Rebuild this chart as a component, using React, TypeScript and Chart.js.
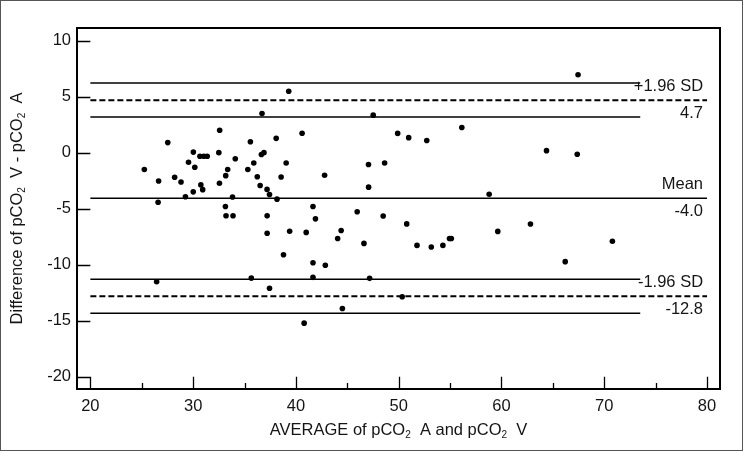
import React, { useEffect, useRef } from "react";
import { Chart, registerables } from "chart.js";

Chart.register(...registerables);

// Average of pCO2 A and pCO2 V
const avgValues = [
  25.25, 26.64, 26.59, 26.45, 27.53, 28.2, 28.82, 29.25, 29.55, 30.02,
  30.16, 30.01, 30.66, 30.75, 30.93, 31.04, 31.37, 32.58, 32.5, 32.56,
  33.17, 33.36, 33.14, 33.2, 33.88, 33.83, 34.1, 35.32, 35.57, 35.9,
  35.66, 36.24, 36.52, 36.7, 36.64, 36.89, 37.19, 37.43, 37.2, 37.2,
  37.43, 38.08, 38.16, 38.56, 38.79, 39.05, 39.3, 39.39, 40.6, 41.0,
  40.8, 41.66, 41.9, 41.66, 41.66, 42.79, 42.86, 44.06, 44.4, 44.52,
  45.96, 46.62, 47.06, 47.07, 47.17, 47.52, 48.49, 48.63, 49.9, 50.34,
  50.78, 50.97, 51.78, 52.73, 53.17, 54.3, 54.94, 55.12, 56.14, 58.8,
  59.64, 62.82, 64.38, 66.2, 67.45, 67.37, 70.79,
];
// Difference pCO2 V - pCO2 A
const diffValues = [
  -1.5, -2.53, -4.43, -11.53, 0.9, -2.2, -2.62, -3.93, -0.86, 0.05,
  -1.3, -3.5, -0.32, -2.88, -3.3, -0.32, -0.32, 2.0, 0.0, -2.73,
  -2.05, -1.5, -4.8, -5.63, -5.63, -3.96, -0.54, -1.5, 0.97, -0.92,
  -11.2, -2.15, -2.93, 3.5, -0.16, 0.0, -3.28, -3.73, -5.64, -7.2,
  -12.1, 1.28, -4.15, -2.17, -9.12, -0.92, 5.48, -7.02, 1.73, -7.12,
  -15.22, -4.8, -5.91, -9.83, -11.13, -2.02, -10.05, -7.66, -6.95, -13.91,
  -5.27, -8.1, -1.05, -3.08, -11.22, 3.35, -5.65, -0.92, 1.72, -12.87,
  -6.36, 1.34, -8.28, 1.08, -8.42, -8.28, -7.66, -7.66, 2.25, -3.71,
  -7.03, -6.37, 0.18, -9.73, 6.96, -0.14, -7.91,
];

const xTicks = [20, 30, 40, 50, 60, 70, 80];
const xMinorTicks = [25, 35, 45, 55, 65, 75];
const yTicks = [10, 5, 0, -5, -10, -15, -20];

const meanDiff = -4.07;
const upperLimit = 4.68;
const lowerLimit = -12.82;
const upperLimitCI = [3.19, 6.22];
const lowerLimitCI = [-14.34, -11.3];
const lineStart = 20;
const lineEnd = 80;
const ciLineEnd = 73.5;

const refValues = [upperLimit, meanDiff, lowerLimit];
const refLabelsAbove = ["+1.96 SD", "Mean", "-1.96 SD"];
const refLabelsBelow = ["4.7", "-4.0", "-12.8"];

const xTitle = [
  { t: "AVERAGE of pCO" },
  { t: "2", sub: true },
  { t: "  A and pCO" },
  { t: "2", sub: true },
  { t: "  V" },
];
const yTitle = [
  { t: "Difference of pCO" },
  { t: "2", sub: true },
  { t: "  V - pCO" },
  { t: "2", sub: true },
  { t: "  A" },
];

const FONT = "'Liberation Sans', Arial, sans-serif";
const TEXT = "#151515";

function hLine(y: number, x0: number, x1: number, dashed: boolean) {
  return {
    type: "scatter" as const,
    data: [
      { x: x0, y },
      { x: x1, y },
    ],
    showLine: true,
    borderColor: "#000",
    borderWidth: dashed ? 2 : 1.5,
    borderDash: dashed ? [6, 3] : [],
    pointRadius: 0,
    pointHoverRadius: 0,
    fill: false,
  };
}

function drawSegments(ctx: CanvasRenderingContext2D, segs: { t: string; sub?: boolean }[], size: number) {
  const main = `${size}px ${FONT}`;
  const small = `${Math.round(size * 0.6)}px ${FONT}`;
  let total = 0;
  for (const s of segs) {
    ctx.font = s.sub ? small : main;
    total += ctx.measureText(s.t).width;
  }
  let x = -total / 2;
  for (const s of segs) {
    ctx.font = s.sub ? small : main;
    ctx.fillText(s.t, x, s.sub ? size * 0.33 : 0);
    x += ctx.measureText(s.t).width;
  }
}

const decorPlugin = {
  id: "decor",
  afterDraw(chart: any) {
    const { ctx, chartArea, scales } = chart;
    const xs = scales.x;
    const ys = scales.y;
    ctx.save();
    // outer frame
    ctx.strokeStyle = "#555";
    ctx.lineWidth = 1;
    ctx.strokeRect(0.5, 0.5, chart.width - 1, chart.height - 1);
    // plot box
    ctx.strokeStyle = "#000";
    ctx.lineWidth = 2;
    ctx.strokeRect(chartArea.left, chartArea.top, chartArea.right - chartArea.left, chartArea.bottom - chartArea.top);
    // inner ticks
    ctx.lineWidth = 1.3;
    const x20 = xs.getPixelForValue(xTicks[0]);
    const yBase = ys.getPixelForValue(yTicks[yTicks.length - 1]);
    ctx.beginPath();
    for (const v of yTicks) {
      const py = Math.round(ys.getPixelForValue(v)) + 0.5;
      ctx.moveTo(chartArea.left, py);
      ctx.lineTo(x20, py);
    }
    for (const v of xTicks) {
      const px = Math.round(xs.getPixelForValue(v)) + 0.5;
      ctx.moveTo(px, chartArea.bottom);
      ctx.lineTo(px, yBase);
    }
    for (const v of xMinorTicks) {
      const px = Math.round(xs.getPixelForValue(v)) + 0.5;
      ctx.moveTo(px, chartArea.bottom);
      ctx.lineTo(px, chartArea.bottom - 6);
    }
    ctx.stroke();
    // reference line labels
    ctx.fillStyle = TEXT;
    ctx.font = `16.5px ${FONT}`;
    ctx.textAlign = "right";
    ctx.textBaseline = "middle";
    const lx = xs.getPixelForValue(lineEnd) - 4;
    refValues.forEach((v, i) => {
      const py = ys.getPixelForValue(v);
      ctx.fillText(refLabelsAbove[i], lx, py - 13.5);
      ctx.fillText(refLabelsBelow[i], lx, py + 13.5);
    });
    // axis titles
    ctx.textAlign = "left";
    ctx.textBaseline = "middle";
    ctx.save();
    ctx.translate((chartArea.left + chartArea.right) / 2, 430);
    drawSegments(ctx, xTitle, 16.5);
    ctx.restore();
    ctx.save();
    ctx.translate(17, (chartArea.top + chartArea.bottom) / 2);
    ctx.rotate(-Math.PI / 2);
    drawSegments(ctx, yTitle, 16.5);
    ctx.restore();
    ctx.restore();
  },
};

export default function App() {
  const ref = useRef<HTMLCanvasElement | null>(null);
  useEffect(() => {
    if (!ref.current) return;
    const points = avgValues.map((x, i) => ({ x, y: diffValues[i] }));
    const chart = new Chart(ref.current, {
      type: "scatter",
      data: {
        datasets: [
          hLine(upperLimitCI[1], lineStart, ciLineEnd, false),
          hLine(upperLimit, lineStart, lineEnd, true),
          hLine(upperLimitCI[0], lineStart, ciLineEnd, false),
          hLine(meanDiff, lineStart, lineEnd, false),
          hLine(lowerLimitCI[1], lineStart, ciLineEnd, false),
          hLine(lowerLimit, lineStart, lineEnd, true),
          hLine(lowerLimitCI[0], lineStart, ciLineEnd, false),
          {
            type: "scatter",
            data: points,
            pointRadius: 2.8,
            pointBackgroundColor: "#000",
            pointBorderWidth: 0,
            showLine: false,
          } as any,
        ] as any,
      },
      options: {
        animation: false,
        responsive: false,
        maintainAspectRatio: false,
        layout: { padding: { top: 28, right: 23, left: 0, bottom: 0 } },
        plugins: { legend: { display: false }, tooltip: { enabled: false } },
        scales: {
          x: {
            type: "linear",
            min: 18.7,
            max: 81.26,
            grid: { display: false, drawTicks: false },
            border: { display: false },
            ticks: { padding: 8, color: TEXT, font: { family: FONT, size: 16.5 }, maxRotation: 0, autoSkip: false },
            afterBuildTicks: (s: any) => {
              s.ticks = xTicks.map((v) => ({ value: v }));
            },
            afterFit: (s: any) => {
              s.height = 62;
            },
          },
          y: {
            type: "linear",
            min: -21.1,
            max: 11.13,
            grid: { display: false, drawTicks: false },
            border: { display: false },
            ticks: { padding: 6, color: TEXT, font: { family: FONT, size: 16.5 }, autoSkip: false },
            afterBuildTicks: (s: any) => {
              s.ticks = yTicks.map((v) => ({ value: v }));
            },
            afterFit: (s: any) => {
              s.width = 77;
            },
          },
        },
      } as any,
      plugins: [decorPlugin],
    });
    return () => chart.destroy();
  }, []);
  return (
    <div style={{ position: "fixed", left: 0, top: 0, width: 743, height: 451, background: "#fff" }}>
      <canvas ref={ref} width={743} height={451} style={{ width: 743, height: 451, display: "block" }} />
    </div>
  );
}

▸ WHAT NEEDS TO BE DONE:
Leave the pictures out and please restate exactly the lines running from the start of the material through the one with "Chart.register(...registerables);".

▸ EXERCISE RESPONSE:
Rebuild this chart as a component, using React, TypeScript and Chart.js.
import React, { useEffect, useRef } from "react";
import { Chart, registerables } from "chart.js";

Chart.register(...registerables);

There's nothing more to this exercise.